» What is being asked: Return precisely the span of lines from the top of the material below to the line containing "from matplotlib.patches import Rectangle", both included. Pictures are excluded.

» Source excerpt:
## start
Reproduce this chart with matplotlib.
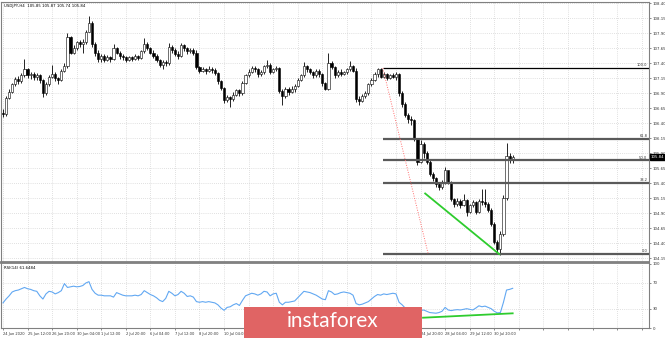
import matplotlib
matplotlib.use("Agg")
import matplotlib.pyplot as plt
import matplotlib.transforms as mtransforms
from matplotlib.patches import Rectangle

# USDJPY H4, 24 Jun 04:00 .. 31 Jul 20:00
first_open = 106.58
closes = [
    106.55, 106.82, 106.93, 107.05, 107.14, 107.10, 107.20, 107.30, 107.20, 107.22,
    107.17, 107.20, 107.12, 106.90, 107.06, 107.18, 107.22, 107.15, 107.12, 107.28,
    107.36, 107.84, 107.58, 107.66, 107.75, 107.73, 107.76, 107.93, 108.08, 107.72,
    107.58, 107.47, 107.52, 107.45, 107.50, 107.48, 107.66, 107.58, 107.52, 107.50,
    107.46, 107.50, 107.48, 107.52, 107.49, 107.60, 107.72, 107.65, 107.58, 107.52,
    107.46, 107.38, 107.42, 107.40, 107.67, 107.62, 107.56, 107.52, 107.70, 107.66,
    107.60, 107.62, 107.58, 107.34, 107.28, 107.30, 107.27, 107.31, 107.29, 107.24,
    107.10, 106.99, 106.79, 106.84, 106.80, 106.88, 106.95, 106.90, 107.07, 107.20,
    107.26, 107.32, 107.30, 107.22, 107.25, 107.35, 107.38, 107.26, 107.30, 107.32,
    106.94, 106.85, 106.97, 106.93, 106.98, 107.02, 107.12, 107.20, 107.36, 107.30,
    107.26, 107.20, 107.28, 107.22, 107.07, 106.98, 107.40, 107.34, 107.20, 107.26,
    107.22, 107.25, 107.30, 107.36, 107.28, 106.80, 106.78, 106.86, 106.90, 107.05,
    107.12, 107.22, 107.30, 107.18, 107.22, 107.16, 107.20, 107.18, 107.22, 106.90,
    106.72, 106.54, 106.48, 106.45, 106.14, 105.75, 106.05, 105.90, 105.76, 105.55,
    105.48, 105.38, 105.34, 105.42, 105.62, 105.42, 105.14, 105.06, 105.10, 105.04,
    105.12, 104.92, 105.03, 105.08, 104.92, 105.10, 105.08, 105.05, 104.95, 104.72,
    104.42, 104.30, 104.55, 105.15, 105.85, 105.80, 105.84,
]
highs = [
    106.64, 106.86, 106.97, 107.08, 107.18, 107.19, 107.24, 107.47, 107.33, 107.26,
    107.25, 107.24, 107.22, 107.14, 107.09, 107.21, 107.37, 107.25, 107.18, 107.30,
    107.40, 107.90, 107.86, 107.70, 107.78, 107.79, 107.80, 107.96, 108.19, 108.10,
    107.75, 107.62, 107.56, 107.55, 107.54, 107.53, 107.72, 107.68, 107.60, 107.55,
    107.52, 107.53, 107.52, 107.56, 107.54, 107.63, 107.82, 107.75, 107.68, 107.62,
    107.55, 107.48, 107.45, 107.46, 107.74, 107.70, 107.66, 107.60, 107.74, 107.73,
    107.68, 107.66, 107.66, 107.62, 107.36, 107.34, 107.33, 107.35, 107.34, 107.32,
    107.26, 107.12, 107.01, 106.88, 106.86, 106.92, 106.98, 106.97, 107.10, 107.23,
    107.30, 107.35, 107.36, 107.32, 107.29, 107.38, 107.46, 107.40, 107.33, 107.36,
    107.34, 106.98, 107.00, 107.00, 107.02, 107.05, 107.15, 107.23, 107.42, 107.38,
    107.33, 107.28, 107.31, 107.30, 107.24, 107.09, 107.57, 107.44, 107.36, 107.29,
    107.30, 107.28, 107.33, 107.44, 107.38, 107.32, 106.85, 106.89, 106.94, 107.08,
    107.15, 107.26, 107.32, 107.32, 107.25, 107.24, 107.23, 107.24, 107.25, 107.24,
    106.94, 106.75, 106.58, 106.52, 106.47, 106.16, 106.12, 106.08, 105.94, 105.78,
    105.58, 105.50, 105.42, 105.45, 105.67, 105.60, 105.44, 105.16, 105.15, 105.14,
    105.22, 105.14, 105.06, 105.12, 105.10, 105.14, 105.30, 105.30, 105.08, 104.98,
    104.75, 104.45, 104.60, 105.20, 106.07, 105.90, 105.87,
]
lows = [
    106.50, 106.52, 106.80, 106.90, 107.02, 107.05, 107.08, 107.18, 107.16, 107.14,
    107.12, 107.12, 107.08, 106.84, 106.88, 107.03, 107.15, 107.10, 107.05, 107.10,
    107.25, 107.33, 107.55, 107.55, 107.63, 107.68, 107.58, 107.73, 107.92, 107.68,
    107.52, 107.42, 107.43, 107.42, 107.44, 107.43, 107.46, 107.55, 107.48, 107.46,
    107.42, 107.44, 107.44, 107.46, 107.45, 107.47, 107.58, 107.62, 107.55, 107.49,
    107.42, 107.34, 107.30, 107.36, 107.38, 107.58, 107.53, 107.48, 107.50, 107.60,
    107.55, 107.57, 107.54, 107.30, 107.24, 107.25, 107.22, 107.26, 107.24, 107.20,
    107.06, 106.95, 106.74, 106.76, 106.67, 106.78, 106.85, 106.86, 106.88, 107.05,
    107.17, 107.24, 107.26, 107.18, 107.19, 107.23, 107.32, 107.22, 107.24, 107.27,
    106.90, 106.70, 106.82, 106.88, 106.90, 106.93, 107.00, 107.10, 107.18, 107.26,
    107.22, 107.16, 107.18, 107.18, 107.03, 106.95, 106.96, 107.30, 107.16, 107.17,
    107.19, 107.20, 107.22, 107.28, 107.25, 106.76, 106.70, 106.75, 106.82, 106.88,
    107.02, 107.10, 107.18, 107.15, 107.15, 107.13, 107.14, 107.15, 107.12, 106.86,
    106.68, 106.50, 106.40, 106.38, 106.10, 105.70, 105.73, 105.82, 105.72, 105.52,
    105.44, 105.33, 105.28, 105.30, 105.38, 105.38, 105.10, 105.00, 105.02, 104.98,
    105.02, 104.86, 104.90, 105.00, 104.88, 104.90, 105.04, 105.00, 104.92, 104.68,
    104.38, 104.22, 104.20, 104.52, 105.12, 105.74, 105.74,
]
rsi = [
    39, 45, 50, 56, 58, 59, 61, 63, 61, 60,
    58, 57, 50, 45, 53, 57, 56, 53, 55, 58,
    69, 63, 64, 65, 64, 64.5, 66, 70, 72, 60,
    54, 51, 51, 50, 50, 50, 48, 55, 53, 51,
    50, 50, 50, 51, 50, 52, 58, 55, 52, 50,
    47, 43, 41, 46, 57, 54, 50, 52, 57, 54,
    49, 50, 48, 41, 40, 41, 40, 41, 40, 39,
    36, 31, 27.5, 32, 33, 36, 38, 35, 43, 50,
    52, 54, 53, 51, 53, 57, 56, 50, 53, 54,
    40, 36, 40, 40, 41, 42, 47, 52, 57, 56,
    55, 53, 51, 48, 45, 44, 58, 56, 52, 53,
    55, 56, 55, 54, 51, 38, 36, 37, 39, 41,
    45, 49, 52, 51, 53, 52, 53, 54, 53, 40,
    36, 31, 30, 29, 24, 19, 27, 28, 26, 24,
    23.5, 23, 24, 26, 32, 28, 27, 28, 28.5, 28,
    29, 30, 29, 28, 31, 34.5, 33, 34, 32, 30,
    26, 23.5, 24, 40, 59, 60, 61.65,
]

date_labels = ["24 Jun 2020", "25 Jun 12:00", "26 Jun 20:00", "30 Jun 04:00",
               "1 Jul 12:00", "2 Jul 20:00", "6 Jul 04:00", "7 Jul 12:00",
               "8 Jul 20:00", "10 Jul 04:00", "13 Jul 12:00", "14 Jul 20:00",
               "16 Jul 04:00", "17 Jul 12:00", "20 Jul 20:00", "22 Jul 04:00",
               "23 Jul 12:00", "24 Jul 20:00", "28 Jul 04:00", "29 Jul 12:00",
               "30 Jul 20:00"]
price_ticks = [104.15, 104.40, 104.65, 104.90, 105.15, 105.40, 105.65, 105.90,
               106.15, 106.40, 106.65, 106.90, 107.15, 107.40, 107.65, 107.90,
               108.15, 108.40]

fib_levels = [107.32, 106.14, 105.78, 105.40, 104.22]
fib_names = ["100.0", "61.8", "50.0", "38.2", "0.0"]
fib_start = 123.7
fib_red_x = [123.7, 138.5]
fib_red_y = [107.32, 104.22]
green_x = [137.5, 161.6]
green_y = [105.23, 104.22]
rsi_green_x = [136.8, 166.0]
rsi_green_y = [16.0, 22.8]
header = "USDJPY,H4  105.85 105.87 105.74 105.84"
last_price = 105.84

W, H = 665, 338
fig = plt.figure(figsize=(W / 100, H / 100), dpi=100)
fig.patch.set_facecolor("white")


def fx(px):
    return px / W


def fy(py):
    return 1 - py / H


ax = fig.add_axes([fx(1), fy(262), fx(649) - fx(1), fy(2) - fy(262)])
ar = fig.add_axes([fx(1), fy(328), fx(649) - fx(1), fy(263) - fy(328)])

x_lo, x_hi = -0.65, 210.4
grid_bars = list(range(0, 211, 8))
grid_style = dict(color="#c4c4c4", lw=0.5, ls=(0, (1, 2)), zorder=0)

# ---- price panel
n = len(closes)
opens = [first_open] + closes[:-1]
idx = list(range(n))
bottoms = [min(o, c) for o, c in zip(opens, closes)]
heights = [max(abs(c - o), 0.008) for o, c in zip(opens, closes)]
faces = ["white" if c >= o else "black" for o, c in zip(opens, closes)]

for b in grid_bars:
    ax.axvline(b, **grid_style)
for p in price_ticks:
    ax.axhline(p, **grid_style)

ax.vlines(idx, lows, highs, color="black", lw=0.6, zorder=2)
ax.bar(idx, heights, bottom=bottoms, width=0.7, color=faces,
       edgecolor="black", linewidth=0.4, zorder=3)

fib_colors = ["black", "#5a5a5a", "#5a5a5a", "#5a5a5a", "#5a5a5a"]
fib_widths = [0.9, 1.6, 1.6, 1.6, 1.6]
for lev, name, col, w in zip(fib_levels, fib_names, fib_colors, fib_widths):
    ax.hlines(lev, fib_start, x_hi, color=col, lw=w, zorder=4)
    ax.text(x_hi - 0.6, lev + 0.015, name, ha="right", va="bottom",
            fontsize=2.6, color="#333333", zorder=5)
ax.plot(fib_red_x, fib_red_y, color="#ff7070", lw=0.7, ls=(0, (1, 1.5)), zorder=4)
ax.plot(green_x, green_y, color="#2ecc2e", lw=1.3, zorder=5)

ax.set_xlim(x_lo, x_hi)
ax.set_ylim(104.088, 108.422)
ax.set_xticks(grid_bars)
ax.tick_params(axis="x", length=0, labelbottom=False)
ax.yaxis.tick_right()
ax.set_yticks(price_ticks)
ax.set_yticklabels([f"{p:.2f}" for p in price_ticks])
ax.tick_params(axis="y", labelsize=2.8, length=1.5, width=0.4, pad=1,
               colors="#333333")
for s in ax.spines.values():
    s.set_color("#808080")
    s.set_linewidth(0.8)
ax.spines["bottom"].set_linewidth(1.3)
ax.text(0.004, 0.992, header, transform=ax.transAxes, fontsize=2.8,
        va="top", ha="left", color="black")

tr = mtransforms.blended_transform_factory(ax.transAxes, ax.transData)
ax.text(1.003, last_price, f"{last_price:.2f}", transform=tr, fontsize=2.8,
        color="white", va="center", ha="left", zorder=6,
        bbox=dict(facecolor="black", edgecolor="black", pad=0.6))

# ---- RSI panel
for b in grid_bars:
    ar.axvline(b, **grid_style)
for lev in (30, 70):
    ar.axhline(lev, **grid_style)
ar.plot(idx, rsi, color="#62a8f2", lw=0.8, zorder=3)
ar.plot(rsi_green_x, rsi_green_y, color="#2ecc2e", lw=1.3, zorder=4)
ar.set_xlim(x_lo, x_hi)
ar.set_ylim(0, 101)
ar.yaxis.tick_right()
ar.set_yticks([0, 30, 70, 100])
ar.set_yticklabels(["0", "30", "70", "100"])
ar.tick_params(axis="y", labelsize=2.8, length=1.5, width=0.4, pad=1,
               colors="#333333")
ar.set_xticks(grid_bars)
ar.set_xticklabels(date_labels + [""] * (len(grid_bars) - len(date_labels)))
for lab in ar.get_xticklabels():
    lab.set_horizontalalignment("left")
ar.tick_params(axis="x", labelsize=2.6, length=1.5, width=0.4, pad=1.5,
               colors="#333333")
for s in ar.spines.values():
    s.set_color("#808080")
    s.set_linewidth(0.8)
ar.spines["top"].set_linewidth(1.3)
ar.text(0.004, 0.95, "RSI(14) 61.6484", transform=ar.transAxes, fontsize=2.8,
        va="top", ha="left", color="black")

# ---- watermark
fig.add_artist(Rectangle((fx(244), 0), fx(422) - fx(244), 31 / H,
                         transform=fig.transFigure, facecolor="#e06464",
                         edgecolor="none", zorder=10))
fig.text(fx(333), fy(321), "instaforex", color="white", fontsize=15,
         ha="center", va="center", family=["Lato", "DejaVu Sans"],
         weight="normal", zorder=11)

fig.savefig("out.png", dpi=100)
## end
» Final result:
Reproduce this chart with matplotlib.
import matplotlib
matplotlib.use("Agg")
import matplotlib.pyplot as plt
import matplotlib.transforms as mtransforms
from matplotlib.patches import Rectangle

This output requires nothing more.